Two directors of the Company participated in the Financing, which resulted in related party considerations pursuant to TSX Venture Exchange Policy 5.9 and Multilateral Instrument 61-101 – Protection of Minority Security Holders in Special Transactions (“MI 61-101”). The Company relied on the exemptions contained in section 5.5(a) of MI 61-101 for an exemption from the formal valuation requirement and section 5.7(1)(a) of MI 61-101 for an exemption from the minority approval requirement as the fair market value of the transaction insofar as it involved interested parties did not exceed 25% of the Company’s market capitalization. As a result of his participation in the Financing, the shareholding percentage in the Company of Glenn J. Mullan, a director and the Chief Executive Officer of the Company, increased from approximately 2.5% to approximately 6.7%.

Glenn J. Mullan, Chief Executive Officer
(819) 824-2808 - Head Office
(514) 835-8384 - cell phone
Email: glenn.mullan@goldenvalleymines.com

Forward Looking Statements

This news release contains certain statements that may be deemed “forward-looking statements. Forward looking statements are statements that are not historical facts and are generally, but not always, identified by the words “expects”, “plans”, “anticipates”, “believes”, “intends”, “estimates”, “projects”, “potential” and similar expressions, or that events or conditions “will”, “would”, “may”, “could” or “should” occur. Although the Company believes the expectations expressed in such forward-looking statements are based on reasonable assumptions, such statements are not guarantees of future performance and actual results or realities may differ materially from those in forward looking statements. Forward looking statements are based on the beliefs, estimates and opinions of the Company’s management on the date the statements are made. Except as required by law, the Company undertakes no obligation to update these forward-looking statements in the event that management’s beliefs, estimates or opinions, or other factors, should change.

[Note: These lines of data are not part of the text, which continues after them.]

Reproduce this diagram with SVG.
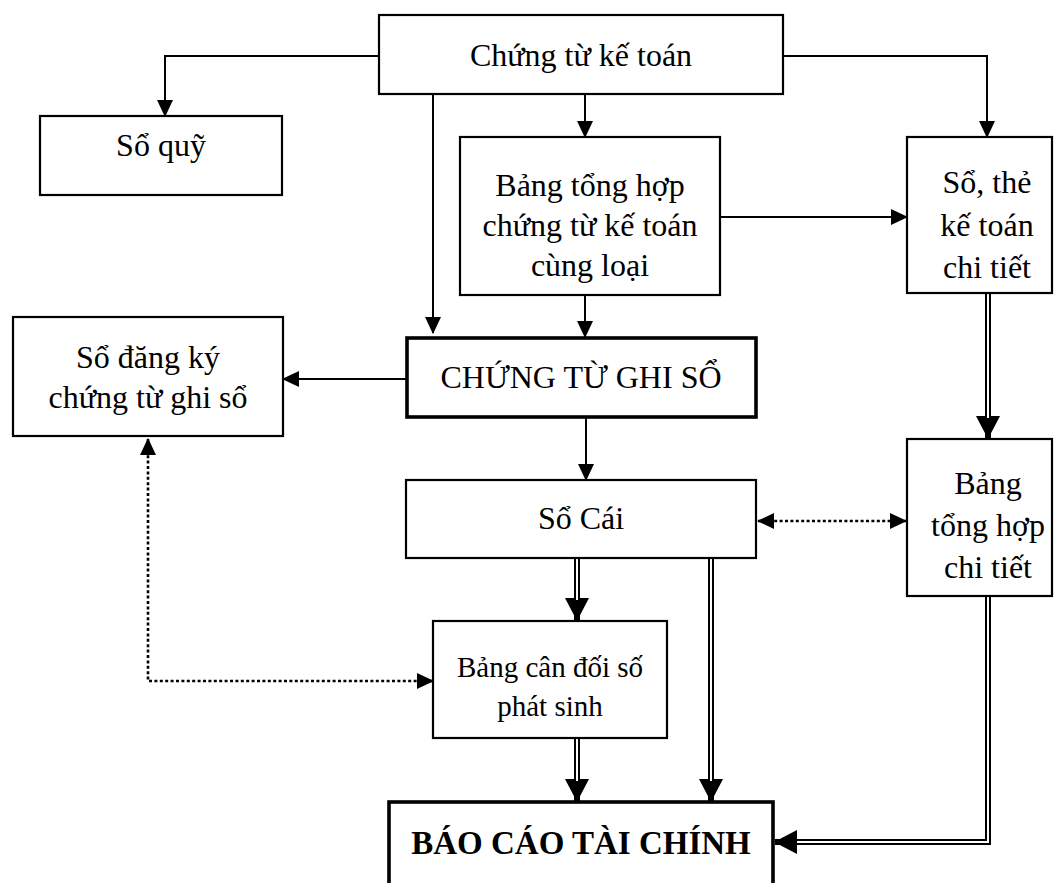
<svg xmlns="http://www.w3.org/2000/svg" width="1054" height="883" viewBox="0 0 1054 883">
  <style>
    .box { fill: #fff; stroke: #000; stroke-width: 2.2; }
    .box-bold { fill: #fff; stroke: #000; stroke-width: 3.6; }
    .label { font-family: "Liberation Serif", "DejaVu Serif", serif; font-size: 32px; fill: #000; text-anchor: middle; }
    .small { font-size: 29px; }
    .strong { font-weight: bold; font-size: 33px; }
    .line { fill: none; stroke: #000; stroke-width: 2; }
    .dotted { fill: none; stroke: #000; stroke-width: 2.6; stroke-dasharray: 3 2.4; }
    .dbl-outer { fill: none; stroke: #000; stroke-width: 6; }
    .dbl-inner { fill: none; stroke: #fff; stroke-width: 2; }
  </style>
  <defs>
    <marker id="arrow" markerUnits="userSpaceOnUse" markerWidth="17" markerHeight="17" refX="16" refY="8.5" orient="auto-start-reverse">
      <path d="M0,0.5 L17,8.5 L0,16.5 z" fill="#000"/>
    </marker>
    <marker id="arrow-big" markerUnits="userSpaceOnUse" markerWidth="23" markerHeight="24" refX="22" refY="12" orient="auto">
      <path d="M0,0 L23,12 L0,24 z" fill="#000"/>
    </marker>
  </defs>

  <rect width="1054" height="883" fill="#fff"/>

  <!-- connectors -->
  <g id="connectors">
    <!-- single arrows -->
    <path class="line" d="M379,56 H165 V116" marker-end="url(#arrow)"/>
    <path class="line" d="M433,94 V333" marker-end="url(#arrow)"/>
    <path class="line" d="M585,94 V137" marker-end="url(#arrow)"/>
    <path class="line" d="M783,56 H987 V137" marker-end="url(#arrow)"/>
    <path class="line" d="M585,295 V337" marker-end="url(#arrow)"/>
    <path class="line" d="M720,217 H907" marker-end="url(#arrow)"/>
    <path class="line" d="M407,379 H283" marker-end="url(#arrow)"/>
    <path class="line" d="M586,417 V480" marker-end="url(#arrow)"/>

    <!-- dotted two-way links -->
    <path class="dotted" d="M758,521 H906" marker-start="url(#arrow)" marker-end="url(#arrow)"/>
    <path class="dotted" d="M148,439 V681 H433" marker-start="url(#arrow)" marker-end="url(#arrow)"/>

    <!-- double-line arrows -->
    <path class="dbl-outer" d="M577,559 V620" marker-end="url(#arrow-big)"/>
    <path class="dbl-inner" d="M577,559 V600"/>

    <path class="dbl-outer" d="M711,559 V801" marker-end="url(#arrow-big)"/>
    <path class="dbl-inner" d="M711,559 V781"/>

    <path class="dbl-outer" d="M577,739 V801" marker-end="url(#arrow-big)"/>
    <path class="dbl-inner" d="M577,739 V781"/>

    <path class="dbl-outer" d="M988,294 V438" marker-end="url(#arrow-big)"/>
    <path class="dbl-inner" d="M988,294 V418"/>

    <path class="dbl-outer" d="M988,597 V842 H775" marker-end="url(#arrow-big)"/>
    <path class="dbl-inner" d="M988,597 V842 H797"/>
  </g>

  <!-- nodes -->
  <g id="chung-tu-ke-toan">
    <rect class="box" x="379" y="15" width="404" height="79"/>
    <text class="label" x="581" y="66">Chứng từ kế toán</text>
  </g>

  <g id="so-quy">
    <rect class="box" x="40" y="116" width="242" height="79"/>
    <text class="label" x="161" y="156">Sổ quỹ</text>
  </g>

  <g id="bang-tong-hop-chung-tu">
    <rect class="box" x="460" y="137" width="260" height="158"/>
    <text class="label" x="590" y="196">Bảng tổng hợp</text>
    <text class="label" x="590" y="236">chứng từ kế toán</text>
    <text class="label" x="590" y="276">cùng loại</text>
  </g>

  <g id="so-the-ke-toan-chi-tiet">
    <rect class="box" x="907" y="137" width="145" height="156"/>
    <text class="label" x="987" y="193">Sổ, thẻ</text>
    <text class="label" x="987" y="236">kế toán</text>
    <text class="label" x="987" y="278">chi tiết</text>
  </g>

  <g id="so-dang-ky">
    <rect class="box" x="13" y="317" width="270" height="119"/>
    <text class="label" x="148" y="368">Sổ đăng ký</text>
    <text class="label" x="148" y="408">chứng từ ghi sổ</text>
  </g>

  <g id="chung-tu-ghi-so">
    <rect class="box-bold" x="407" y="338" width="349" height="79"/>
    <text class="label" x="581" y="388">CHỨNG TỪ GHI SỔ</text>
  </g>

  <g id="so-cai">
    <rect class="box" x="406" y="480" width="350" height="78"/>
    <text class="label" x="581" y="529">Sổ Cái</text>
  </g>

  <g id="bang-tong-hop-chi-tiet">
    <rect class="box" x="907" y="439" width="145" height="157"/>
    <text class="label" x="988" y="494">Bảng</text>
    <text class="label" x="988" y="536">tổng hợp</text>
    <text class="label" x="988" y="578">chi tiết</text>
  </g>

  <g id="bang-can-doi">
    <rect class="box" x="433" y="621" width="234" height="117"/>
    <text class="label small" x="550" y="677">Bảng cân đối số</text>
    <text class="label small" x="550" y="716">phát sinh</text>
  </g>

  <g id="bao-cao-tai-chinh">
    <rect class="box-bold" x="389" y="802" width="384" height="100"/>
    <text class="label strong" x="581" y="854">BÁO CÁO TÀI CHÍNH</text>
  </g>
</svg>
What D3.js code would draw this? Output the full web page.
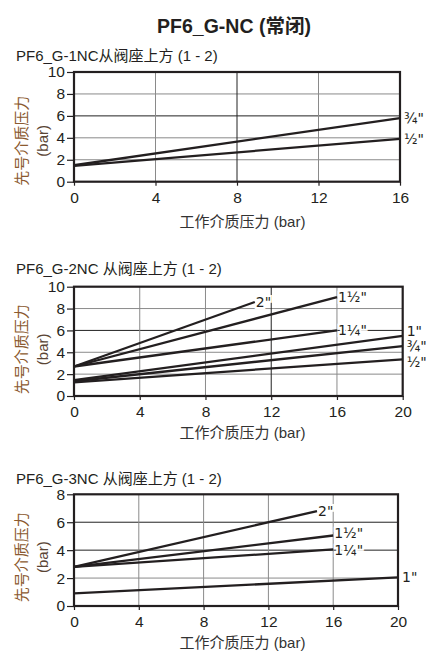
<!DOCTYPE html>
<html>
<head>
<meta charset="utf-8">
<script src="https://cdn.jsdelivr.net/npm/d3@7"></script>
<style>
  body { margin: 0; background: #fff; }
  svg { display: block; }
</style>
</head>
<body>
<svg id="chart" width="441" height="655"></svg>
<script>
// texts
const mainTitle = 'PF6_G-NC (常闭)';
const yTitle = '先号介质压力';
const yUnit = '(bar)';
const xTitle = '工作介质压力 (bar)';

// panel 1: PF6_G-1NC
const p1Title = 'PF6_G-1NC从阀座上方 (1 - 2)';
const p1XTicks = [0, 4, 8, 12, 16];
const p1YTicks = [0, 2, 4, 6, 8, 10];
const p1Sizes = ['¾"', '½"'];
const p1Start = [1.5, 1.45];
const p1EndX = [16, 16];
const p1EndY = [5.8, 3.9];

// panel 2: PF6_G-2NC
const p2Title = 'PF6_G-2NC 从阀座上方 (1 - 2)';
const p2XTicks = [0, 4, 8, 12, 16, 20];
const p2YTicks = [0, 2, 4, 6, 8, 10];
const p2Sizes = ['2"', '1½"', '1¼"', '1"', '¾"', '½"'];
const p2Start = [2.7, 2.7, 2.7, 1.45, 1.35, 1.25];
const p2EndX = [11, 16, 16, 20, 20, 20];
const p2EndY = [8.6, 9.05, 6.0, 5.5, 4.57, 3.36];

// panel 3: PF6_G-3NC
const p3Title = 'PF6_G-3NC 从阀座上方 (1 - 2)';
const p3XTicks = [0, 4, 8, 12, 16, 20];
const p3YTicks = [0, 2, 4, 6, 8];
const p3Sizes = ['2"', '1½"', '1¼"', '1"'];
const p3Start = [2.8, 2.8, 2.8, 0.9];
const p3EndX = [15, 16, 16, 20];
const p3EndY = [6.8, 5.05, 4.05, 2.05];

const font = '"Liberation Sans", Arial, "Noto Sans CJK SC", sans-serif';
const labelFont = '"DejaVu Sans", "Liberation Sans", sans-serif';
const ink = '#231f20';

const svg = d3.select('#chart');

svg.append('text')
    .attr('x', 234)
    .attr('y', 33)
    .attr('text-anchor', 'middle')
    .attr('font-family', font)
    .attr('font-size', 19.5)
    .attr('font-weight', 'bold')
    .attr('fill', ink)
    .text(mainTitle);

// layout of each panel (pixels)
const panels = [
    { title: p1Title, xTicks: p1XTicks, yTicks: p1YTicks, sizes: p1Sizes, start: p1Start, endX: p1EndX, endY: p1EndY,
      left: 74, right: 400, top: 72, bottom: 181.7, titleY: 61, darkX: [8], darkY: [6],
      shift: {}, yTitleDy: 14, xTitleDy: 45 },
    { title: p2Title, xTicks: p2XTicks, yTicks: p2YTicks, sizes: p2Sizes, start: p2Start, endX: p2EndX, endY: p2EndY,
      left: 74, right: 402.7, top: 286.7, bottom: 396, titleY: 273.5, darkX: [12], darkY: [6],
      shift: { '1"': -5, '¾"': 0, '½"': 3 }, yTitleDy: 8, xTitleDy: 42 },
    { title: p3Title, xTicks: p3XTicks, yTicks: p3YTicks, sizes: p3Sizes, start: p3Start, endX: p3EndX, endY: p3EndY,
      left: 74, right: 398, top: 494.3, bottom: 606, titleY: 483.5, darkX: [], darkY: [4, 6],
      shift: { '1½"': -3, '1¼"': 1 }, yTitleDy: 7, xTitleDy: 42 }
];

function drawPanel(p) {
    const xs = d3.scaleLinear()
        .domain(d3.extent(p.xTicks))
        .range([p.left, p.right]);
    const ys = d3.scaleLinear()
        .domain(d3.extent(p.yTicks))
        .range([p.bottom, p.top]);

    const g = svg.append('g');

    // subtitle
    g.append('text')
        .attr('x', 16)
        .attr('y', p.titleY)
        .attr('font-family', font)
        .attr('font-size', 15)
        .attr('fill', ink)
        .text(p.title);

    // grid
    const xMax = d3.max(p.xTicks), yMax = d3.max(p.yTicks);
    g.append('g')
        .selectAll('line')
        .data(p.yTicks.filter(v => v > 0 && v < yMax))
        .enter()
        .append('line')
            .attr('x1', p.left)
            .attr('x2', p.right)
            .attr('y1', d => ys(d))
            .attr('y2', d => ys(d))
            .attr('stroke', d => p.darkY.includes(d) ? '#222' : '#8a8a8a')
            .attr('stroke-width', 1);
    g.append('g')
        .selectAll('line')
        .data(p.xTicks.filter(v => v > 0 && v < xMax))
        .enter()
        .append('line')
            .attr('y1', p.top)
            .attr('y2', p.bottom)
            .attr('x1', d => xs(d))
            .attr('x2', d => xs(d))
            .attr('stroke', d => p.darkX.includes(d) ? '#222' : '#8a8a8a')
            .attr('stroke-width', 1);

    // axes
    const yAxis = g.append('g')
        .attr('transform', `translate(${p.left},0)`)
        .call(d3.axisLeft(ys).tickValues(p.yTicks).tickSize(7).tickPadding(2));
    const xAxis = g.append('g')
        .attr('transform', `translate(0,${p.bottom})`)
        .call(d3.axisBottom(xs).tickValues(p.xTicks).tickSize(4).tickPadding(6));
    [yAxis, xAxis].forEach(a => {
        a.select('.domain').remove();
        a.selectAll('line').attr('stroke', ink).attr('stroke-width', 1.2);
        a.selectAll('text')
            .attr('font-family', font)
            .attr('font-size', 15.5)
            .attr('fill', ink);
    });

    // size labels with white halo, drawn before the lines
    const series = p.sizes.map((s, i) => ({
        size: s,
        pts: [[0, p.start[i]], [p.endX[i], p.endY[i]]]
    }));

    g.append('g')
        .selectAll('text')
        .data(series)
        .enter()
        .append('text')
            .attr('x', d => xs(d.pts[1][0]) + (d.pts[1][0] === xMax ? 4 : 1))
            .attr('y', d => ys(d.pts[1][1]) + (p.shift[d.size] || 0))
            .attr('dy', '0.36em')
            .attr('font-family', labelFont)
            .attr('font-size', 14)
            .attr('fill', ink)
            .attr('stroke', '#fff')
            .attr('stroke-width', 4)
            .attr('paint-order', 'stroke')
            .text(d => d.size);

    const line = d3.line()
        .x(d => xs(d[0]))
        .y(d => ys(d[1]));

    g.append('g')
        .selectAll('path')
        .data(series)
        .enter()
        .append('path')
            .attr('d', d => line(d.pts))
            .attr('fill', 'none')
            .attr('stroke', ink)
            .attr('stroke-width', 2.3);

    // frame
    g.append('rect')
        .attr('x', p.left)
        .attr('y', p.top)
        .attr('width', p.right - p.left)
        .attr('height', p.bottom - p.top)
        .attr('fill', 'none')
        .attr('stroke', ink)
        .attr('stroke-width', 2.2);

    // axis titles
    const midY = (p.top + p.bottom) / 2 + p.yTitleDy;
    g.append('text')
        .attr('transform', `translate(21.5,${midY}) rotate(-90)`)
        .attr('text-anchor', 'middle')
        .attr('dominant-baseline', 'central')
        .attr('font-family', font)
        .attr('font-size', 15)
        .attr('fill', '#8b5a30')
        .text(yTitle);
    g.append('text')
        .attr('transform', `translate(42.5,${midY}) rotate(-90)`)
        .attr('text-anchor', 'middle')
        .attr('dominant-baseline', 'central')
        .attr('font-family', font)
        .attr('font-size', 15)
        .attr('fill', '#5a4535')
        .text(yUnit);

    g.append('text')
        .attr('x', 242.5)
        .attr('y', p.bottom + p.xTitleDy)
        .attr('text-anchor', 'middle')
        .attr('font-family', font)
        .attr('font-size', 15)
        .attr('fill', '#333')
        .text(xTitle);
}

panels.forEach(drawPanel);
</script>
</body>
</html>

Neither the TSX Venture Exchange nor its Regulation Services Provider (as that term is defined in the policies of the TSX Venture Exchange) accepts responsibility for the adequacy or accuracy of this news release.

THIS PRESS RELEASE, REQUIRED BY APPLICABLE CANADIAN LAWS, IS NOT FOR DISTRIBUTION TO U.S. NEWS SERVICES OR FOR DISSEMINATION IN THE UNITED STATES, AND DOES NOT CONSTITUTE AN OFFER TO SELL OR A SOLICITATION OF AN OFFER TO SELL ANY OF THE SECURITIES DESCRIBED HEREIN IN THE UNITED STATES. THESE SECURITIES HAVE NOT BEEN, AND WILL NOT BE, REGISTERED UNDER THE UNITED STATES SECURITIES ACT OF 1933, AS AMENDED, OR ANY STATE SECURITIES LAWS, AND MAY NOT BE OFFERED OR SOLD IN THE UNITED STATES OR TO U.S. .PERSONS UNLESS REGISTERED OR EXEMPT THEREFROM.